_Supplied information_
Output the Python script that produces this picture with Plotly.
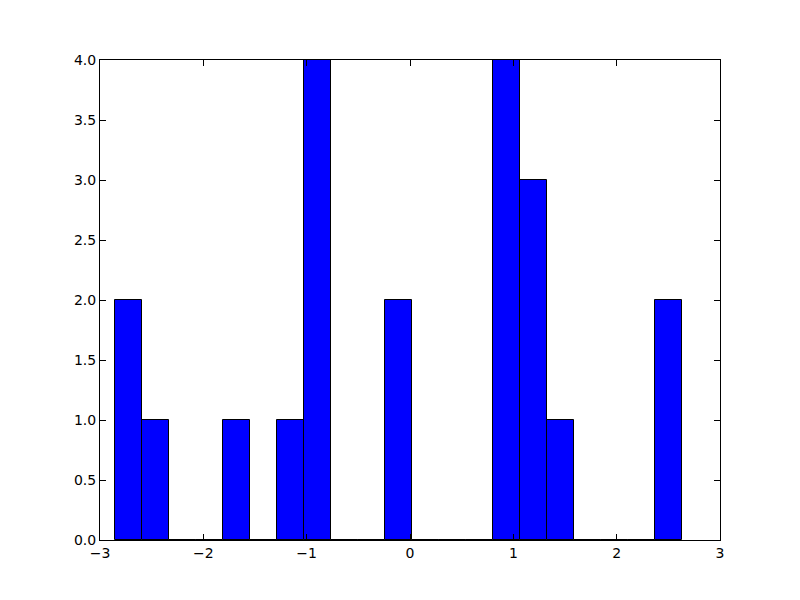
import numpy as np
import plotly.graph_objects as go

# Histogram data
bin_start = -2.855
bin_width = 0.2614
counts = [2, 1, 0, 0, 1, 0, 1, 4, 0, 0, 2, 0, 0, 0, 4, 3, 1, 0, 0, 0, 2]

x_ticks = [-3, -2, -1, 0, 1, 2, 3]
x_tick_labels = ["\u22123", "\u22122", "\u22121", "0", "1", "2", "3"]
y_ticks = [0.0, 0.5, 1.0, 1.5, 2.0, 2.5, 3.0, 3.5, 4.0]
y_tick_labels = ["%.1f" % v for v in y_ticks]

edges = bin_start + bin_width * np.arange(len(counts) + 1)
centers = (edges[:-1] + edges[1:]) / 2

fig = go.Figure()
fig.add_trace(go.Bar(
    x=centers, y=counts, width=[bin_width] * len(counts),
    marker=dict(color="#0000ff", line=dict(color="black", width=1)),
    hoverinfo="x+y",
))

axis_common = dict(
    showgrid=False, zeroline=False, showline=True, linecolor="black", linewidth=1,
    mirror="ticks", ticks="inside", ticklen=6, tickwidth=1, tickcolor="black",
    tickfont=dict(family="DejaVu Sans", size=14, color="black"),
)
fig.update_layout(
    width=800, height=600,
    margin=dict(l=92, r=88, t=52, b=68),
    paper_bgcolor="white", plot_bgcolor="white",
    bargap=0, showlegend=False,
    xaxis=dict(range=[-3, 3], tickvals=x_ticks, ticktext=x_tick_labels, **axis_common),
    yaxis=dict(range=[0, 4], tickvals=y_ticks, ticktext=y_tick_labels, **axis_common),
)
fig.write_html("out.html")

_Given task_
Wherever the word "picture" occurs in a line of the listing, copy that line.

_Final result_
Output the Python script that produces this picture with Plotly.

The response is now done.